Your task is to extract every line from the material below exactly.

○ ○ ○ ○ ○ ○ ○

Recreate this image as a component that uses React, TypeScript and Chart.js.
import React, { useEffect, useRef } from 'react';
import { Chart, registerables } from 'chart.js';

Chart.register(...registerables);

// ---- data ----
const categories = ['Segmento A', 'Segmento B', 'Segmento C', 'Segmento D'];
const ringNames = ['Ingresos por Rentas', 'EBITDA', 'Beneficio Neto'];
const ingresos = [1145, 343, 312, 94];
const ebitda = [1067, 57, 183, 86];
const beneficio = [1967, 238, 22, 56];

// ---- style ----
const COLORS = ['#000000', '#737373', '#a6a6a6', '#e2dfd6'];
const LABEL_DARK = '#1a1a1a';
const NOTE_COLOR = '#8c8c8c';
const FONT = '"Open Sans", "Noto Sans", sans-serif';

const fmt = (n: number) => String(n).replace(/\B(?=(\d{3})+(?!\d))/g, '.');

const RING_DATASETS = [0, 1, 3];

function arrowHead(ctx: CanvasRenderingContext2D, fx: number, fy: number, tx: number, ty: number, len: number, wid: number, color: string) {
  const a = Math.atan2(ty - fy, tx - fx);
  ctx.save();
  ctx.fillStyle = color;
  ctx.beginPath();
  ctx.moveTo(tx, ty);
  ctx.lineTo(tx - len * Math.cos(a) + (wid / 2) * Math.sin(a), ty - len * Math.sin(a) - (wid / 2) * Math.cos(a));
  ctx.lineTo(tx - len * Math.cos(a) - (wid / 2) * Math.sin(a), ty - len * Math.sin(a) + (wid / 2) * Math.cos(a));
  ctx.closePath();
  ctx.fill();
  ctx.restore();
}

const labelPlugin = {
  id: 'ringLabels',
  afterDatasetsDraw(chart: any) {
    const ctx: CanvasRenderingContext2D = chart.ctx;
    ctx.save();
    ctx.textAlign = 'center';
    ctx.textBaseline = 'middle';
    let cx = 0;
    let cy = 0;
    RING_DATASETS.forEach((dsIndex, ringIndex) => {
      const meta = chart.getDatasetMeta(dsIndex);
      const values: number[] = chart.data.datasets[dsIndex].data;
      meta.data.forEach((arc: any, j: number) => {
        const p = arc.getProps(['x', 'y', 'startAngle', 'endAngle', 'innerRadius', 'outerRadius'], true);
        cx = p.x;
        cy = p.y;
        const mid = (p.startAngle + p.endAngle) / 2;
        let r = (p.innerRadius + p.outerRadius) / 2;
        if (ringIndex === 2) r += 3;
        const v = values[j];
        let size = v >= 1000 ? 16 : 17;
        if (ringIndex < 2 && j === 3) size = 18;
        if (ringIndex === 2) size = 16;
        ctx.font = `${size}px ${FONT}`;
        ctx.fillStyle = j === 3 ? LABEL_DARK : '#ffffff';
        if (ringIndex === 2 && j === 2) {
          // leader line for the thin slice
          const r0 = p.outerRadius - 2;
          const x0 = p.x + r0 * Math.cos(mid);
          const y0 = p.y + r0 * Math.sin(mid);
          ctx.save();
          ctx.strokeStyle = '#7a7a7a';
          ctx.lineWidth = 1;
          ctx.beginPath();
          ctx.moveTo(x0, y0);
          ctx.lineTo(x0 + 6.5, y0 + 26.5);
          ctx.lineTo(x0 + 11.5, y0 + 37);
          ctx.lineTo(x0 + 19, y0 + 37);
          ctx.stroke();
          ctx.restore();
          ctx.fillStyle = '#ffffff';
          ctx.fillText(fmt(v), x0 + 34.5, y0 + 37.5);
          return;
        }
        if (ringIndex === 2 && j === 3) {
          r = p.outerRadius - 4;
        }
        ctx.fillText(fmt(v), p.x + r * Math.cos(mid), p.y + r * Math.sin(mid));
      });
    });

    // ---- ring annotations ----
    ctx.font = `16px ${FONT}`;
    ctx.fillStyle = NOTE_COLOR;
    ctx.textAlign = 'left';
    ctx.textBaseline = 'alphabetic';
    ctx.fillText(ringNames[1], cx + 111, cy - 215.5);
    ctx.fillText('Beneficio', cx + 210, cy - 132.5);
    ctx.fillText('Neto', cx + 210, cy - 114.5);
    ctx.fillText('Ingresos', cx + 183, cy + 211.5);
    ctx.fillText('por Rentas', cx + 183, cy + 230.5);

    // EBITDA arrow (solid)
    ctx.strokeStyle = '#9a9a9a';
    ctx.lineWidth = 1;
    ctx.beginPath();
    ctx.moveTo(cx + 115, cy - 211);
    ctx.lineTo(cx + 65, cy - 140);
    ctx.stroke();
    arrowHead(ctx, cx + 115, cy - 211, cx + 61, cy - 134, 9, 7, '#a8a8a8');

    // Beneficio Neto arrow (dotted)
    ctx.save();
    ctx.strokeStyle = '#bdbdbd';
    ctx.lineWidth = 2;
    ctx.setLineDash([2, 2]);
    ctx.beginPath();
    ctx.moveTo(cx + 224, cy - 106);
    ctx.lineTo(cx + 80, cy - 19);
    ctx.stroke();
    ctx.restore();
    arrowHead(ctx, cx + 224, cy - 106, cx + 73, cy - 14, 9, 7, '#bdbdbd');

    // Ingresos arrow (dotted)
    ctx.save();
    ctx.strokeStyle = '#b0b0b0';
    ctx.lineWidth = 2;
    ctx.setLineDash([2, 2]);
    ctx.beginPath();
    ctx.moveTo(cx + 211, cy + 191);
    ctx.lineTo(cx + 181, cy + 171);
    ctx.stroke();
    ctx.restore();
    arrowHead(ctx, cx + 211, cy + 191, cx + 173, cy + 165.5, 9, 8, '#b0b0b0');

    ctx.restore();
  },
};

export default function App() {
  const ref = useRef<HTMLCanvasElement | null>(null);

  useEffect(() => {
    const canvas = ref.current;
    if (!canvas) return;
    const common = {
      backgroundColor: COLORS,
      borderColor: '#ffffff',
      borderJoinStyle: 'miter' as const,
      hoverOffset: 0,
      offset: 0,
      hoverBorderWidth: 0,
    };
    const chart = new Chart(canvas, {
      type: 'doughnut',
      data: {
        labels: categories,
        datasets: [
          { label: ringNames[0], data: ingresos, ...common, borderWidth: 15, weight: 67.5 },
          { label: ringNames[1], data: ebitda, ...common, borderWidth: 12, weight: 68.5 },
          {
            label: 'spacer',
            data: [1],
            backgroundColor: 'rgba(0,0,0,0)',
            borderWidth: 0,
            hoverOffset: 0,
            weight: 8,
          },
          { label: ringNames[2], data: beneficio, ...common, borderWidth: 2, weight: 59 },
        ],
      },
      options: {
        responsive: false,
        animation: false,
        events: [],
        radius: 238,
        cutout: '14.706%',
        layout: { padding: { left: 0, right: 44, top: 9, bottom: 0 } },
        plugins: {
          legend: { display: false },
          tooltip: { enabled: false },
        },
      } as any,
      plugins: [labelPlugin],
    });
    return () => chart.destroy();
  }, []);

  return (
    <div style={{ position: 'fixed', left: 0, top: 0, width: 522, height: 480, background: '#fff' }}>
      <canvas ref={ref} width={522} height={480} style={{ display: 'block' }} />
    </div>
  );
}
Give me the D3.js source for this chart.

○ ○ ○ ○ ○ ○ ○

Exercise answer:
Recreate this image as a component that uses React, TypeScript and Chart.js.
import React, { useEffect, useRef } from 'react';
import { Chart, registerables } from 'chart.js';

Chart.register(...registerables);

// ---- data ----
const categories = ['Segmento A', 'Segmento B', 'Segmento C', 'Segmento D'];
const ringNames = ['Ingresos por Rentas', 'EBITDA', 'Beneficio Neto'];
const ingresos = [1145, 343, 312, 94];
const ebitda = [1067, 57, 183, 86];
const beneficio = [1967, 238, 22, 56];

// ---- style ----
const COLORS = ['#000000', '#737373', '#a6a6a6', '#e2dfd6'];
const LABEL_DARK = '#1a1a1a';
const NOTE_COLOR = '#8c8c8c';
const FONT = '"Open Sans", "Noto Sans", sans-serif';

const fmt = (n: number) => String(n).replace(/\B(?=(\d{3})+(?!\d))/g, '.');

const RING_DATASETS = [0, 1, 3];

function arrowHead(ctx: CanvasRenderingContext2D, fx: number, fy: number, tx: number, ty: number, len: number, wid: number, color: string) {
  const a = Math.atan2(ty - fy, tx - fx);
  ctx.save();
  ctx.fillStyle = color;
  ctx.beginPath();
  ctx.moveTo(tx, ty);
  ctx.lineTo(tx - len * Math.cos(a) + (wid / 2) * Math.sin(a), ty - len * Math.sin(a) - (wid / 2) * Math.cos(a));
  ctx.lineTo(tx - len * Math.cos(a) - (wid / 2) * Math.sin(a), ty - len * Math.sin(a) + (wid / 2) * Math.cos(a));
  ctx.closePath();
  ctx.fill();
  ctx.restore();
}

const labelPlugin = {
  id: 'ringLabels',
  afterDatasetsDraw(chart: any) {
    const ctx: CanvasRenderingContext2D = chart.ctx;
    ctx.save();
    ctx.textAlign = 'center';
    ctx.textBaseline = 'middle';
    let cx = 0;
    let cy = 0;
    RING_DATASETS.forEach((dsIndex, ringIndex) => {
      const meta = chart.getDatasetMeta(dsIndex);
      const values: number[] = chart.data.datasets[dsIndex].data;
      meta.data.forEach((arc: any, j: number) => {
        const p = arc.getProps(['x', 'y', 'startAngle', 'endAngle', 'innerRadius', 'outerRadius'], true);
        cx = p.x;
        cy = p.y;
        const mid = (p.startAngle + p.endAngle) / 2;
        let r = (p.innerRadius + p.outerRadius) / 2;
        if (ringIndex === 2) r += 3;
        const v = values[j];
        let size = v >= 1000 ? 16 : 17;
        if (ringIndex < 2 && j === 3) size = 18;
        if (ringIndex === 2) size = 16;
        ctx.font = `${size}px ${FONT}`;
        ctx.fillStyle = j === 3 ? LABEL_DARK : '#ffffff';
        if (ringIndex === 2 && j === 2) {
          // leader line for the thin slice
          const r0 = p.outerRadius - 2;
          const x0 = p.x + r0 * Math.cos(mid);
          const y0 = p.y + r0 * Math.sin(mid);
          ctx.save();
          ctx.strokeStyle = '#7a7a7a';
          ctx.lineWidth = 1;
          ctx.beginPath();
          ctx.moveTo(x0, y0);
          ctx.lineTo(x0 + 6.5, y0 + 26.5);
          ctx.lineTo(x0 + 11.5, y0 + 37);
          ctx.lineTo(x0 + 19, y0 + 37);
          ctx.stroke();
          ctx.restore();
          ctx.fillStyle = '#ffffff';
          ctx.fillText(fmt(v), x0 + 34.5, y0 + 37.5);
          return;
        }
        if (ringIndex === 2 && j === 3) {
          r = p.outerRadius - 4;
        }
        ctx.fillText(fmt(v), p.x + r * Math.cos(mid), p.y + r * Math.sin(mid));
      });
    });

    // ---- ring annotations ----
    ctx.font = `16px ${FONT}`;
    ctx.fillStyle = NOTE_COLOR;
    ctx.textAlign = 'left';
    ctx.textBaseline = 'alphabetic';
    ctx.fillText(ringNames[1], cx + 111, cy - 215.5);
    ctx.fillText('Beneficio', cx + 210, cy - 132.5);
    ctx.fillText('Neto', cx + 210, cy - 114.5);
    ctx.fillText('Ingresos', cx + 183, cy + 211.5);
    ctx.fillText('por Rentas', cx + 183, cy + 230.5);

    // EBITDA arrow (solid)
    ctx.strokeStyle = '#9a9a9a';
    ctx.lineWidth = 1;
    ctx.beginPath();
    ctx.moveTo(cx + 115, cy - 211);
    ctx.lineTo(cx + 65, cy - 140);
    ctx.stroke();
    arrowHead(ctx, cx + 115, cy - 211, cx + 61, cy - 134, 9, 7, '#a8a8a8');

    // Beneficio Neto arrow (dotted)
    ctx.save();
    ctx.strokeStyle = '#bdbdbd';
    ctx.lineWidth = 2;
    ctx.setLineDash([2, 2]);
    ctx.beginPath();
    ctx.moveTo(cx + 224, cy - 106);
    ctx.lineTo(cx + 80, cy - 19);
    ctx.stroke();
    ctx.restore();
    arrowHead(ctx, cx + 224, cy - 106, cx + 73, cy - 14, 9, 7, '#bdbdbd');

    // Ingresos arrow (dotted)
    ctx.save();
    ctx.strokeStyle = '#b0b0b0';
    ctx.lineWidth = 2;
    ctx.setLineDash([2, 2]);
    ctx.beginPath();
    ctx.moveTo(cx + 211, cy + 191);
    ctx.lineTo(cx + 181, cy + 171);
    ctx.stroke();
    ctx.restore();
    arrowHead(ctx, cx + 211, cy + 191, cx + 173, cy + 165.5, 9, 8, '#b0b0b0');

    ctx.restore();
  },
};

export default function App() {
  const ref = useRef<HTMLCanvasElement | null>(null);

  useEffect(() => {
    const canvas = ref.current;
    if (!canvas) return;
    const common = {
      backgroundColor: COLORS,
      borderColor: '#ffffff',
      borderJoinStyle: 'miter' as const,
      hoverOffset: 0,
      offset: 0,
      hoverBorderWidth: 0,
    };
    const chart = new Chart(canvas, {
      type: 'doughnut',
      data: {
        labels: categories,
        datasets: [
          { label: ringNames[0], data: ingresos, ...common, borderWidth: 15, weight: 67.5 },
          { label: ringNames[1], data: ebitda, ...common, borderWidth: 12, weight: 68.5 },
          {
            label: 'spacer',
            data: [1],
            backgroundColor: 'rgba(0,0,0,0)',
            borderWidth: 0,
            hoverOffset: 0,
            weight: 8,
          },
          { label: ringNames[2], data: beneficio, ...common, borderWidth: 2, weight: 59 },
        ],
      },
      options: {
        responsive: false,
        animation: false,
        events: [],
        radius: 238,
        cutout: '14.706%',
        layout: { padding: { left: 0, right: 44, top: 9, bottom: 0 } },
        plugins: {
          legend: { display: false },
          tooltip: { enabled: false },
        },
      } as any,
      plugins: [labelPlugin],
    });
    return () => chart.destroy();
  }, []);

  return (
    <div style={{ position: 'fixed', left: 0, top: 0, width: 522, height: 480, background: '#fff' }}>
      <canvas ref={ref} width={522} height={480} style={{ display: 'block' }} />
    </div>
  );
}
Give me the D3.js source for this chart.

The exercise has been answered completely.